2016 Elite Series: A river runs through it

I’m currently prepping for the Grand Lake Bassmaster Classic, and I’m looking forward to all the drama, suspense and intrigue that happens with every Classic. But I’m particularly pumped about Grand Lake for another reason altogether.

Just as Lake Hartwell’s Classic sort of set the tone for an offshore kind of year on the 2015 Bassmaster Elite Series, I have a pretty good feeling that the Grand Lake Classic is going to set the tone for a bank-oriented fishing year for the 2016 Elites.

When I look at the 2016 Elites Series schedule, all I can think about is, a river runs through it. No, I’m not talking about the famous fly-fishing movie with Robert Redford, I’m talking about the fact that almost half of the Elite Series this year will be held on rivers. And the other half the Elites Series is influenced greatly by rivers, too.

Okay, so I might be a little biased – or maybe a lot biased – I love rivers. More to the point, I love fisheries that fluctuate a lot with rainfall because bass in those fisheries tend to be more bank-oriented, just like me.

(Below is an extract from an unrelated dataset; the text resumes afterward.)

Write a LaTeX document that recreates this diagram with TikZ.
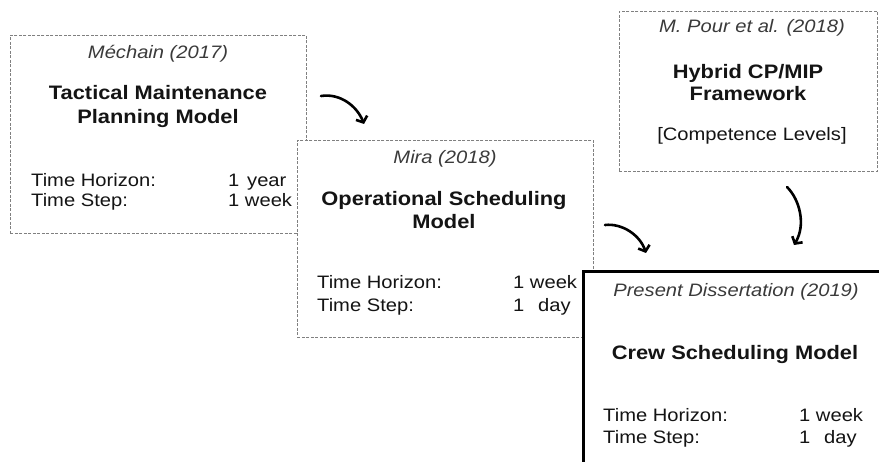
\documentclass[tikz,border=0pt]{standalone}
\usepackage{fontspec}
\setmainfont{Liberation Sans}[FakeStretch=1.12]
\usetikzlibrary{arrows.meta}
\definecolor{dashgray}{HTML}{808080}
\definecolor{ititle}{HTML}{3A3A3A}
\definecolor{txt}{HTML}{141414}
\tikzset{
  dbox/.style={draw=dashgray, line width=0.8pt, dash pattern=on 3pt off 1.5pt, fill=white, inner sep=0pt, anchor=north west},
  cbox/.style={draw=black, line width=3pt, fill=white, inner sep=0pt, anchor=north west},
  itl/.style={font=\fontsize{18}{20}\selectfont\itshape, text=ititle, inner sep=0pt, anchor=base},
  ttl/.style={font=\fontsize{19.5}{23}\selectfont\bfseries, text=txt, inner sep=0pt, anchor=base},
  lbl/.style={font=\fontsize{18}{20}\selectfont, text=txt, inner sep=0pt, anchor=base west},
  ctr/.style={font=\fontsize{18}{20}\selectfont, text=txt, inner sep=0pt, anchor=base},
  arr/.style={line width=2.6pt, line cap=round, -{Straight Barb[length=5pt,width=12pt]}}
}
\begin{document}
\begin{tikzpicture}[x=1pt,y=-1pt]
\useasboundingbox (0,0) rectangle (879,462);
\clip (0,0) rectangle (879,462);
% Box 1
\node[dbox, minimum width=296pt, minimum height=198pt] (b1) at (10,35) {};
\node[itl] (t1) at (158,59) {Méchain (2017)};
\node[ttl] (m1a) at (158,100) {Tactical Maintenance};
\node[ttl] (m1b) at (158,124) {Planning Model};
\node[lbl] (h1) at (31,187) {Time Horizon:};
\node[lbl] (s1) at (31,207) {Time Step:};
\node[lbl] (h1v) at (228,187) {1\hspace{7.8pt}year};
\node[lbl] (s1v) at (228,207) {1 week};
% Box 2
\node[dbox, minimum width=296pt, minimum height=197pt] (b2) at (297,140) {};
\node[itl] (t2) at (445,164) {Mira (2018)};
\node[ttl] (m2a) at (444,206) {Operational Scheduling};
\node[ttl] (m2b) at (444,229) {Model};
\node[lbl] (h2) at (317,289) {Time Horizon:};
\node[lbl] (s2) at (317,312) {Time Step:};
\node[lbl] (h2v) at (513,289) {1 week};
\node[lbl] (s2v) at (513,312) {1\hspace{13.8pt}day};
% Box 3
\node[dbox, minimum width=258pt, minimum height=160pt] (b3) at (619,11) {};
\node[itl] (t3) at (752,33) {M. Pour et al. (2018)};
\node[ttl] (m3a) at (748,79) {Hybrid CP/MIP};
\node[ttl] (m3b) at (748,101) {Framework};
\node[ctr] (c3) at (752,141) {[Competence Levels]};
% Box 4
\node[cbox, minimum width=308pt, minimum height=210pt] (b4) at (582,270) {};
\node[itl] (t4) at (736,297) {Present Dissertation (2019)};
\node[ttl] (m4) at (735,360) {Crew Scheduling Model};
\node[lbl] (h4) at (603,422) {Time Horizon:};
\node[lbl] (s4) at (603,443) {Time Step:};
\node[lbl] (h4v) at (799,422) {1 week};
\node[lbl] (s4v) at (799,443) {1\hspace{13.8pt}day};
% Arrows
\coordinate (a1s) at (321,96);
\coordinate (a1e) at (364,124);
\coordinate (a2s) at (605,225);
\coordinate (a2e) at (646,253);
\coordinate (a3s) at (787,187);
\coordinate (a3e) at (794,245);
\draw[arr] (a1s) .. controls (340,93) and (357,106) .. (a1e);
\draw[arr] (a2s) .. controls (622,223) and (640,235) .. (a2e);
\draw[arr] (a3s) .. controls (800,200) and (806,225) .. (a3e);
\end{tikzpicture}
\end{document}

Last year the Elites went out West, where it rarely rains. Then we went to the Great Lakes where rainfall has little impact on the lakes. I mean, it can rain all year in Michigan and they’re still going to catch them the same way at Lake St. Clair.

But if you look at where we are going this year – boy oh boy! Starting with Grand Lake – it's a classic lowland impoundment that is totally dependent on rainfall in the Neosho and Elk River systems. And speaking of rainfall – we have had A LOT of it across the U.S. in the last six months. Grand has been high and muddy all fall and winter. Even if it falls to normal levels before the Classic, those high levels are like pushing the reset button on a lake like that. The fish are repositioning all the time as the water rises and falls.

Right after the Classic, the Elite Series starts on two river systems: the St. Johns River and Winyah Bay. Later in the year, it travels to two more river systems: the Potomac and Mississippi.

But rainfall and rivers are not all I’m fired up about when I see the 2016 schedule. When I look through the summer months, I don’t see a TVA Lake. Hooray! Hold on, I’m not hating on TVA lakes in the summer. After all, I won an Elite Series event on Wheeler Lake in June. But TVA lakes in the summer have gotten a bit redundant on tournament schedules, and we have all seen the issues that come with ledge tournaments, so I’m glad to see Wheeler is slated for the end of April when shallow fish should still be in play. In addition, I have noticed that BASSfest, which has been a TVA event the last two years, is now on Texoma – another lowland impoundment that will probably feature some shallow fish.

Other events I am relishing this year are Bull Shoals and Norfork. These lakes are not exactly high profile tournament stops for national circuits, and they are greatly affected by rainfall. 

And now for the finale, there are no Great Lakes to end the season. Again, I am championing this from a change-of-pace perspective. When tournament circuits become repetitive and redundant in terms of times and locations, things can get rather boring. The 2016 season will feature lots of twists, turns and fluctuations – just like the rivers that run through the 2016 Elite Series.